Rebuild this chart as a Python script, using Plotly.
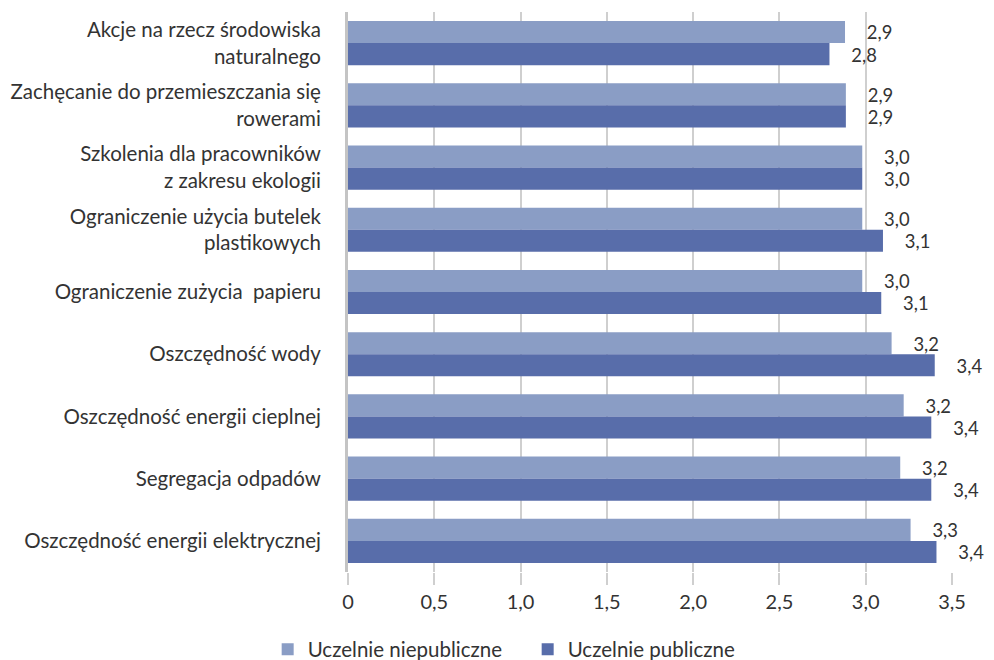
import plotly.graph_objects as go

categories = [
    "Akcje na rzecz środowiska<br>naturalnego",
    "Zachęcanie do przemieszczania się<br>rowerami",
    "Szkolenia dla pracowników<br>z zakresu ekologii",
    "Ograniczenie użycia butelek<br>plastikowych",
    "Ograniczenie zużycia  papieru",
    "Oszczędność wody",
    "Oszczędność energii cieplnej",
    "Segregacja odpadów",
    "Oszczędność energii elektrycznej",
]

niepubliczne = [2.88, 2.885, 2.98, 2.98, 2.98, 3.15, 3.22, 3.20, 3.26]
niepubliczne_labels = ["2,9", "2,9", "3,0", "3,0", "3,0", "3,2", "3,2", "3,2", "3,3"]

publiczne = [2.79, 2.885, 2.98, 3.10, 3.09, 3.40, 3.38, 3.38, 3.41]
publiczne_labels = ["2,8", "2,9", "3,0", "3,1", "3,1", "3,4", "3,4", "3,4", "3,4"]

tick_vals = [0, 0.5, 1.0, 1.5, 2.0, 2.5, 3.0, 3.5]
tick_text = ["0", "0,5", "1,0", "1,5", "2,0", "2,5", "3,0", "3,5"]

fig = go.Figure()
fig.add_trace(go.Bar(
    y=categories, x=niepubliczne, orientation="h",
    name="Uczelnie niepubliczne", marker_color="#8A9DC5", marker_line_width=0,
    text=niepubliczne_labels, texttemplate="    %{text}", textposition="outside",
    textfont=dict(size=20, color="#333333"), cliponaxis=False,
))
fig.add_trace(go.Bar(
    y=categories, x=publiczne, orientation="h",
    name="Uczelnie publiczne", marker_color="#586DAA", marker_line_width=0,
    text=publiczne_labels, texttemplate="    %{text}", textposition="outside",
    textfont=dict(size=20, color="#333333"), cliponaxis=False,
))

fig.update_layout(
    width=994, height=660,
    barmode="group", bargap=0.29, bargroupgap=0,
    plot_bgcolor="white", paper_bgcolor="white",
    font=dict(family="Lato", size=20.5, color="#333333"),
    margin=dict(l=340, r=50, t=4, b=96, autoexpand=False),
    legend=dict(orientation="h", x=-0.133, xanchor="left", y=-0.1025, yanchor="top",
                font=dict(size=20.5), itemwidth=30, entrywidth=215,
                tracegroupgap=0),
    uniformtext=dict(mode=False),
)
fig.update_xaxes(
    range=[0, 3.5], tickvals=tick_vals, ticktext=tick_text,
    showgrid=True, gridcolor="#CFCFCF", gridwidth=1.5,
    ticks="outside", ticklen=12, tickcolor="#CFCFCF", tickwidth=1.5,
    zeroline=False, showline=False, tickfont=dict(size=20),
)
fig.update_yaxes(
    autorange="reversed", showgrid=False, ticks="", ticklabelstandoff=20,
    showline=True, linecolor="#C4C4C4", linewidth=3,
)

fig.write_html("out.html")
+++
Restate the data above word for word. Skip every picture.

Rebuild this chart as a Python script, using Plotly.
import plotly.graph_objects as go

categories = [
    "Akcje na rzecz środowiska<br>naturalnego",
    "Zachęcanie do przemieszczania się<br>rowerami",
    "Szkolenia dla pracowników<br>z zakresu ekologii",
    "Ograniczenie użycia butelek<br>plastikowych",
    "Ograniczenie zużycia  papieru",
    "Oszczędność wody",
    "Oszczędność energii cieplnej",
    "Segregacja odpadów",
    "Oszczędność energii elektrycznej",
]

niepubliczne = [2.88, 2.885, 2.98, 2.98, 2.98, 3.15, 3.22, 3.20, 3.26]
niepubliczne_labels = ["2,9", "2,9", "3,0", "3,0", "3,0", "3,2", "3,2", "3,2", "3,3"]

publiczne = [2.79, 2.885, 2.98, 3.10, 3.09, 3.40, 3.38, 3.38, 3.41]
publiczne_labels = ["2,8", "2,9", "3,0", "3,1", "3,1", "3,4", "3,4", "3,4", "3,4"]

tick_vals = [0, 0.5, 1.0, 1.5, 2.0, 2.5, 3.0, 3.5]
tick_text = ["0", "0,5", "1,0", "1,5", "2,0", "2,5", "3,0", "3,5"]

fig = go.Figure()
fig.add_trace(go.Bar(
    y=categories, x=niepubliczne, orientation="h",
    name="Uczelnie niepubliczne", marker_color="#8A9DC5", marker_line_width=0,
    text=niepubliczne_labels, texttemplate="    %{text}", textposition="outside",
    textfont=dict(size=20, color="#333333"), cliponaxis=False,
))
fig.add_trace(go.Bar(
    y=categories, x=publiczne, orientation="h",
    name="Uczelnie publiczne", marker_color="#586DAA", marker_line_width=0,
    text=publiczne_labels, texttemplate="    %{text}", textposition="outside",
    textfont=dict(size=20, color="#333333"), cliponaxis=False,
))

fig.update_layout(
    width=994, height=660,
    barmode="group", bargap=0.29, bargroupgap=0,
    plot_bgcolor="white", paper_bgcolor="white",
    font=dict(family="Lato", size=20.5, color="#333333"),
    margin=dict(l=340, r=50, t=4, b=96, autoexpand=False),
    legend=dict(orientation="h", x=-0.133, xanchor="left", y=-0.1025, yanchor="top",
                font=dict(size=20.5), itemwidth=30, entrywidth=215,
                tracegroupgap=0),
    uniformtext=dict(mode=False),
)
fig.update_xaxes(
    range=[0, 3.5], tickvals=tick_vals, ticktext=tick_text,
    showgrid=True, gridcolor="#CFCFCF", gridwidth=1.5,
    ticks="outside", ticklen=12, tickcolor="#CFCFCF", tickwidth=1.5,
    zeroline=False, showline=False, tickfont=dict(size=20),
)
fig.update_yaxes(
    autorange="reversed", showgrid=False, ticks="", ticklabelstandoff=20,
    showline=True, linecolor="#C4C4C4", linewidth=3,
)

fig.write_html("out.html")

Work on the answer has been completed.